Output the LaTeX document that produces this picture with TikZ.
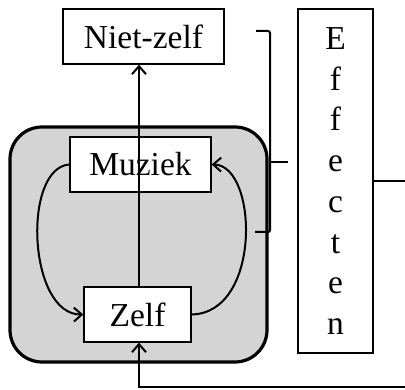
\documentclass[tikz,border=0pt]{standalone}
\usepackage{fontspec}
\setmainfont{Liberation Serif}
\usetikzlibrary{arrows.meta}
\definecolor{panel}{HTML}{D4D4D4}
\begin{document}
\begin{tikzpicture}[x=1pt,y=-1pt,
  box/.style={draw, line width=1.3pt, fill=white, inner sep=0pt, font=\fontsize{33.5}{40.7}\selectfont},
  conn/.style={line width=2pt},
  tip/.style={-{Straight Barb[length=8pt,width=14pt,line width=2pt]}}]
\clip (0,0) rectangle (405,390);
\fill[white] (0,0) rectangle (405,390);
\draw[line width=3.2pt, fill=panel, rounded corners=32pt] (10,127) rectangle (267,362);
\node[box, minimum width=161pt, minimum height=55pt] (niet) at (143.5,36.5) {Niet-zelf};
\node[box, minimum width=75pt, minimum height=344pt, align=center] (eff) at (335.5,181) {E\\f\\f\\e\\c\\t\\e\\n};
\node[box, minimum width=141pt, minimum height=55pt] (muz) at (140.5,164.5) {Muziek};
\node[box, minimum width=107pt, minimum height=55pt] (zelf) at (137.5,314.5) {Zelf};
\coordinate (vx) at (139,0);
\draw[conn, tip] (zelf.north -| vx) -- (niet.south -| vx);
\draw[conn, tip] (muz.west) .. controls (22,168) and (28,315) .. (zelf.west);
\draw[conn, tip] (zelf.east) .. controls (262,313) and (258,165) .. (muz.east);
% bracket
\coordinate (bt) at (256,31);
\coordinate (bb) at (255,232);
\coordinate (bm) at (288,162);
\draw[conn, rounded corners=2pt] (bt) -- (270,31) -- (270,232) -- (bb);
\draw[conn] (270,162) -- (bm);
% feedback
\coordinate (fr) at (407,181);
\coordinate (fb) at (407,387);
\draw[conn, tip] (eff.east) -- (fr) -- (fb) -- (fb -| vx) -- (zelf.south -| vx);
\end{tikzpicture}
\end{document}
────────────────
> **OBJECTIVE**: Retype the whole listing, keeping every line identical and omitting all pictures.

> **COMPLETE OUTPUT**:
Output the LaTeX document that produces this picture with TikZ.
\documentclass[tikz,border=0pt]{standalone}
\usepackage{fontspec}
\setmainfont{Liberation Serif}
\usetikzlibrary{arrows.meta}
\definecolor{panel}{HTML}{D4D4D4}
\begin{document}
\begin{tikzpicture}[x=1pt,y=-1pt,
  box/.style={draw, line width=1.3pt, fill=white, inner sep=0pt, font=\fontsize{33.5}{40.7}\selectfont},
  conn/.style={line width=2pt},
  tip/.style={-{Straight Barb[length=8pt,width=14pt,line width=2pt]}}]
\clip (0,0) rectangle (405,390);
\fill[white] (0,0) rectangle (405,390);
\draw[line width=3.2pt, fill=panel, rounded corners=32pt] (10,127) rectangle (267,362);
\node[box, minimum width=161pt, minimum height=55pt] (niet) at (143.5,36.5) {Niet-zelf};
\node[box, minimum width=75pt, minimum height=344pt, align=center] (eff) at (335.5,181) {E\\f\\f\\e\\c\\t\\e\\n};
\node[box, minimum width=141pt, minimum height=55pt] (muz) at (140.5,164.5) {Muziek};
\node[box, minimum width=107pt, minimum height=55pt] (zelf) at (137.5,314.5) {Zelf};
\coordinate (vx) at (139,0);
\draw[conn, tip] (zelf.north -| vx) -- (niet.south -| vx);
\draw[conn, tip] (muz.west) .. controls (22,168) and (28,315) .. (zelf.west);
\draw[conn, tip] (zelf.east) .. controls (262,313) and (258,165) .. (muz.east);
% bracket
\coordinate (bt) at (256,31);
\coordinate (bb) at (255,232);
\coordinate (bm) at (288,162);
\draw[conn, rounded corners=2pt] (bt) -- (270,31) -- (270,232) -- (bb);
\draw[conn] (270,162) -- (bm);
% feedback
\coordinate (fr) at (407,181);
\coordinate (fb) at (407,387);
\draw[conn, tip] (eff.east) -- (fr) -- (fb) -- (fb -| vx) -- (zelf.south -| vx);
\end{tikzpicture}
\end{document}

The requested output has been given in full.